• [Short problem]:
Will you transcribe all the entries word for word, skipping the pictures they hold?

• [Record list]:
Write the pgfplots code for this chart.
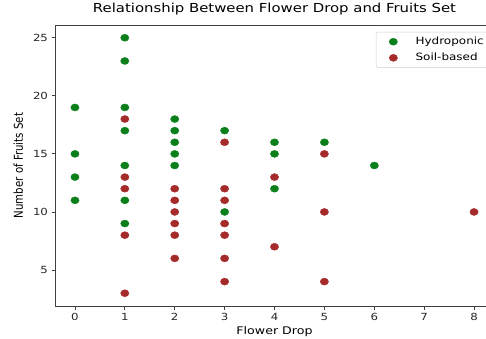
\documentclass[border=0pt]{standalone}
\usepackage{fontspec}
\setmainfont{DejaVu Sans}
\usepackage{pgfplots}
\pgfplotsset{compat=1.18}
\definecolor{hg}{HTML}{0A7F1A}
\definecolor{sr}{HTML}{A52A2A}
\newcommand{\sx}[1]{\scalebox{1.2}[1]{#1}}
\begin{document}
\begin{tikzpicture}
\begin{axis}[
  scale only axis, width=439pt, height=281pt,
  xmin=-0.4, xmax=8.4, ymin=1.9, ymax=26.1,
  xtick={0,...,8}, ytick={5,10,15,20,25},
  tick align=outside, tick pos=left,
  major tick length=3.5pt,
  axis line style={black!75, line width=0.8pt},
  every tick/.style={black!75, line width=0.8pt},
  ticklabel style={font=\fontsize{9.8}{10}\selectfont, text=black!85},
  /pgf/number format/assume math mode=true,
  xticklabel={\sx{\pgfmathprintnumber{\tick}}},
  yticklabel={\sx{\pgfmathprintnumber{\tick}}},
  title={\sx{Relationship Between Flower Drop and Fruits Set}},
  title style={at={(axis description cs:0.5,1.02135)}, anchor=base, font=\fontsize{12.4}{13}\selectfont, inner sep=0pt},
  xlabel={\sx{Flower Drop}},
  xlabel style={at={(axis description cs:0.5,-0.1032)}, anchor=base, font=\fontsize{10.5}{11}\selectfont, inner sep=0pt},
  ylabel={\scalebox{1}[1.2]{Number of Fruits Set}},
  ylabel style={at={(axis description cs:-0.0729,0.5)}, anchor=base, font=\fontsize{10.2}{11}\selectfont, inner sep=0pt},
  legend style={at={(axis description cs:1,1)}, anchor=north east, xshift=-4pt, yshift=-7pt,
    draw=black!20, rounded corners=2pt, font=\fontsize{10}{11}\selectfont,
    inner xsep=4pt, inner ysep=3pt, row sep=3pt},
  legend cell align=left,
  legend image code/.code={\path (0pt,0pt) (33pt,0pt); \draw[mark repeat=2,mark phase=2,#1] plot coordinates {(0pt,0pt) (13pt,0pt) (26pt,0pt)};},
]
\coordinate (sw) at (rel axis cs:0,0);
\coordinate (ne) at (rel axis cs:1,1);
\addplot[only marks, mark=*, mark size=3.5pt, mark options={xscale=1.18, draw=hg, fill=hg}] coordinates {
(0,19)(0,15)(0,13)(0,11)
(1,25)(1,23)(1,19)(1,17)(1,14)(1,11)(1,9)
(2,18)(2,17)(2,16)(2,15)(2,14)
(3,17)(3,10)
(4,16)(4,15)(4,12)
(5,16)
(6,14)
};
\addlegendentry{\sx{Hydroponic}}
\addplot[only marks, mark=*, mark size=3.5pt, mark options={xscale=1.18, draw=sr, fill=sr}] coordinates {
(1,18)(1,13)(1,12)(1,8)(1,3)
(2,12)(2,11)(2,10)(2,9)(2,8)(2,6)
(3,16)(3,12)(3,11)(3,9)(3,8)(3,6)(3,4)
(4,13)(4,7)
(5,15)(5,10)(5,4)
(8,10)
};
\addlegendentry{\sx{Soil-based}}
\end{axis}
\pgfresetboundingbox
\path[use as bounding box] ([shift={(-55pt,-33pt)}]sw) rectangle ([shift={(-8pt,25pt)}]ne);
\end{tikzpicture}
\end{document}
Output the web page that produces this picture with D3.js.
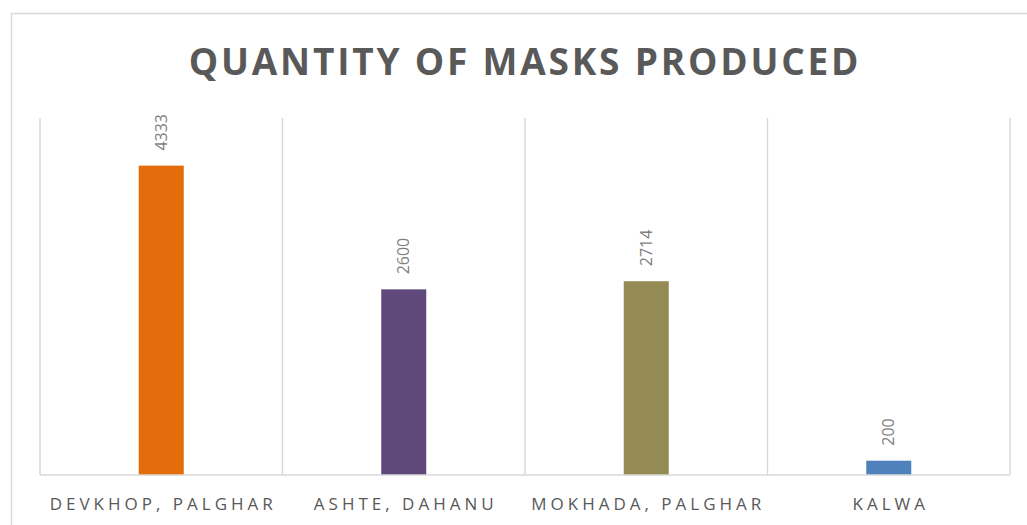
<!DOCTYPE html>
<meta charset="utf-8">
<script src="https://d3js.org/d3.v7.min.js"></script>
<style>
  body { margin: 0; background: #fff; }
  text { font-family: "Open Sans", sans-serif; }
</style>
<body>
<div id="chart"></div>
<script>
  var places = ["DEVKHOP, PALGHAR", "ASHTE, DAHANU", "MOKHADA, PALGHAR", "KALWA"];
  var masks = [4333, 2600, 2714, 200];
  var barColors = ["#E46C0A", "#5F497A", "#948A54", "#4F81BD"];

  var W = 1027, H = 525;
  var margin = {top: 118, right: 17, bottom: 50, left: 40},
      width = W - margin.left - margin.right,
      height = H - margin.top - margin.bottom;

  var root = d3.select("#chart")
    .append("svg")
      .attr("width", W)
      .attr("height", H);

  // chart frame
  root.append("rect")
      .attr("x", 11.5).attr("y", 13.5)
      .attr("width", W + 10).attr("height", H + 10)
      .attr("fill", "none")
      .attr("stroke", "#d9d9d9")
      .attr("stroke-width", 1.5);

  root.append("text")
      .attr("x", 525)
      .attr("y", 75)
      .attr("text-anchor", "middle")
      .attr("font-size", "37px")
      .attr("font-weight", "bold")
      .attr("letter-spacing", "2.8px")
      .attr("fill", "#595959")
      .text("QUANTITY OF MASKS PRODUCED");

  var svg = root.append("g")
      .attr("transform", "translate(" + margin.left + "," + margin.top + ")");

  var x = d3.scaleBand()
    .domain(places)
    .range([0, width]);

  var y = d3.scaleLinear()
    .domain([0, 5000])
    .range([height, 0]);

  // vertical gridlines at category edges
  var edges = places.map(function(d) { return x(d); }).concat([width]);
  svg.append("g")
    .selectAll("line")
    .data(edges)
    .enter()
    .append("line")
      .attr("x1", function(d) { return d; })
      .attr("x2", function(d) { return d; })
      .attr("y1", 0)
      .attr("y2", height)
      .attr("stroke", "#d9d9d9")
      .attr("stroke-width", 1.5);

  var barW = 45;
  svg.append("g")
    .selectAll("rect")
    .data(masks)
    .enter()
    .append("rect")
      .attr("x", function(d, i) { return x(places[i]) + x.bandwidth() / 2 - barW / 2; })
      .attr("y", function(d) { return y(d); })
      .attr("width", barW)
      .attr("height", function(d) { return height - y(d); })
      .attr("fill", function(d, i) { return barColors[i]; });

  // baseline
  svg.append("line")
      .attr("x1", 0).attr("x2", width)
      .attr("y1", height).attr("y2", height)
      .attr("stroke", "#d9d9d9")
      .attr("stroke-width", 1.5);

  // data labels
  svg.append("g")
    .selectAll("text")
    .data(masks)
    .enter()
    .append("text")
      .attr("transform", function(d, i) {
        return "translate(" + (x(places[i]) + x.bandwidth() / 2) + "," + (y(d) - 15) + ") rotate(-90)";
      })
      .attr("dy", "0.35em")
      .attr("font-size", "16px")
      .attr("fill", "#7f7f7f")
      .text(function(d) { return d; });

  // category labels
  svg.append("g")
    .selectAll("text")
    .data(places)
    .enter()
    .append("text")
      .attr("x", function(d) { return x(d) + x.bandwidth() / 2 + 2; })
      .attr("y", height + 35)
      .attr("text-anchor", "middle")
      .attr("font-size", "17px")
      .attr("letter-spacing", "4px")
      .attr("fill", "#595959")
      .text(function(d) { return d; });
</script>
</body>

• [Output of the task]:
Write the pgfplots code for this chart.
\documentclass[border=0pt]{standalone}
\usepackage{fontspec}
\setmainfont{DejaVu Sans}
\usepackage{pgfplots}
\pgfplotsset{compat=1.18}
\definecolor{hg}{HTML}{0A7F1A}
\definecolor{sr}{HTML}{A52A2A}
\newcommand{\sx}[1]{\scalebox{1.2}[1]{#1}}
\begin{document}
\begin{tikzpicture}
\begin{axis}[
  scale only axis, width=439pt, height=281pt,
  xmin=-0.4, xmax=8.4, ymin=1.9, ymax=26.1,
  xtick={0,...,8}, ytick={5,10,15,20,25},
  tick align=outside, tick pos=left,
  major tick length=3.5pt,
  axis line style={black!75, line width=0.8pt},
  every tick/.style={black!75, line width=0.8pt},
  ticklabel style={font=\fontsize{9.8}{10}\selectfont, text=black!85},
  /pgf/number format/assume math mode=true,
  xticklabel={\sx{\pgfmathprintnumber{\tick}}},
  yticklabel={\sx{\pgfmathprintnumber{\tick}}},
  title={\sx{Relationship Between Flower Drop and Fruits Set}},
  title style={at={(axis description cs:0.5,1.02135)}, anchor=base, font=\fontsize{12.4}{13}\selectfont, inner sep=0pt},
  xlabel={\sx{Flower Drop}},
  xlabel style={at={(axis description cs:0.5,-0.1032)}, anchor=base, font=\fontsize{10.5}{11}\selectfont, inner sep=0pt},
  ylabel={\scalebox{1}[1.2]{Number of Fruits Set}},
  ylabel style={at={(axis description cs:-0.0729,0.5)}, anchor=base, font=\fontsize{10.2}{11}\selectfont, inner sep=0pt},
  legend style={at={(axis description cs:1,1)}, anchor=north east, xshift=-4pt, yshift=-7pt,
    draw=black!20, rounded corners=2pt, font=\fontsize{10}{11}\selectfont,
    inner xsep=4pt, inner ysep=3pt, row sep=3pt},
  legend cell align=left,
  legend image code/.code={\path (0pt,0pt) (33pt,0pt); \draw[mark repeat=2,mark phase=2,#1] plot coordinates {(0pt,0pt) (13pt,0pt) (26pt,0pt)};},
]
\coordinate (sw) at (rel axis cs:0,0);
\coordinate (ne) at (rel axis cs:1,1);
\addplot[only marks, mark=*, mark size=3.5pt, mark options={xscale=1.18, draw=hg, fill=hg}] coordinates {
(0,19)(0,15)(0,13)(0,11)
(1,25)(1,23)(1,19)(1,17)(1,14)(1,11)(1,9)
(2,18)(2,17)(2,16)(2,15)(2,14)
(3,17)(3,10)
(4,16)(4,15)(4,12)
(5,16)
(6,14)
};
\addlegendentry{\sx{Hydroponic}}
\addplot[only marks, mark=*, mark size=3.5pt, mark options={xscale=1.18, draw=sr, fill=sr}] coordinates {
(1,18)(1,13)(1,12)(1,8)(1,3)
(2,12)(2,11)(2,10)(2,9)(2,8)(2,6)
(3,16)(3,12)(3,11)(3,9)(3,8)(3,6)(3,4)
(4,13)(4,7)
(5,15)(5,10)(5,4)
(8,10)
};
\addlegendentry{\sx{Soil-based}}
\end{axis}
\pgfresetboundingbox
\path[use as bounding box] ([shift={(-55pt,-33pt)}]sw) rectangle ([shift={(-8pt,25pt)}]ne);
\end{tikzpicture}
\end{document}
Output the web page that produces this picture with D3.js.
<!DOCTYPE html>
<meta charset="utf-8">
<script src="https://d3js.org/d3.v7.min.js"></script>
<style>
  body { margin: 0; background: #fff; }
  text { font-family: "Open Sans", sans-serif; }
</style>
<body>
<div id="chart"></div>
<script>
  var places = ["DEVKHOP, PALGHAR", "ASHTE, DAHANU", "MOKHADA, PALGHAR", "KALWA"];
  var masks = [4333, 2600, 2714, 200];
  var barColors = ["#E46C0A", "#5F497A", "#948A54", "#4F81BD"];

  var W = 1027, H = 525;
  var margin = {top: 118, right: 17, bottom: 50, left: 40},
      width = W - margin.left - margin.right,
      height = H - margin.top - margin.bottom;

  var root = d3.select("#chart")
    .append("svg")
      .attr("width", W)
      .attr("height", H);

  // chart frame
  root.append("rect")
      .attr("x", 11.5).attr("y", 13.5)
      .attr("width", W + 10).attr("height", H + 10)
      .attr("fill", "none")
      .attr("stroke", "#d9d9d9")
      .attr("stroke-width", 1.5);

  root.append("text")
      .attr("x", 525)
      .attr("y", 75)
      .attr("text-anchor", "middle")
      .attr("font-size", "37px")
      .attr("font-weight", "bold")
      .attr("letter-spacing", "2.8px")
      .attr("fill", "#595959")
      .text("QUANTITY OF MASKS PRODUCED");

  var svg = root.append("g")
      .attr("transform", "translate(" + margin.left + "," + margin.top + ")");

  var x = d3.scaleBand()
    .domain(places)
    .range([0, width]);

  var y = d3.scaleLinear()
    .domain([0, 5000])
    .range([height, 0]);

  // vertical gridlines at category edges
  var edges = places.map(function(d) { return x(d); }).concat([width]);
  svg.append("g")
    .selectAll("line")
    .data(edges)
    .enter()
    .append("line")
      .attr("x1", function(d) { return d; })
      .attr("x2", function(d) { return d; })
      .attr("y1", 0)
      .attr("y2", height)
      .attr("stroke", "#d9d9d9")
      .attr("stroke-width", 1.5);

  var barW = 45;
  svg.append("g")
    .selectAll("rect")
    .data(masks)
    .enter()
    .append("rect")
      .attr("x", function(d, i) { return x(places[i]) + x.bandwidth() / 2 - barW / 2; })
      .attr("y", function(d) { return y(d); })
      .attr("width", barW)
      .attr("height", function(d) { return height - y(d); })
      .attr("fill", function(d, i) { return barColors[i]; });

  // baseline
  svg.append("line")
      .attr("x1", 0).attr("x2", width)
      .attr("y1", height).attr("y2", height)
      .attr("stroke", "#d9d9d9")
      .attr("stroke-width", 1.5);

  // data labels
  svg.append("g")
    .selectAll("text")
    .data(masks)
    .enter()
    .append("text")
      .attr("transform", function(d, i) {
        return "translate(" + (x(places[i]) + x.bandwidth() / 2) + "," + (y(d) - 15) + ") rotate(-90)";
      })
      .attr("dy", "0.35em")
      .attr("font-size", "16px")
      .attr("fill", "#7f7f7f")
      .text(function(d) { return d; });

  // category labels
  svg.append("g")
    .selectAll("text")
    .data(places)
    .enter()
    .append("text")
      .attr("x", function(d) { return x(d) + x.bandwidth() / 2 + 2; })
      .attr("y", height + 35)
      .attr("text-anchor", "middle")
      .attr("font-size", "17px")
      .attr("letter-spacing", "4px")
      .attr("fill", "#595959")
      .text(function(d) { return d; });
</script>
</body>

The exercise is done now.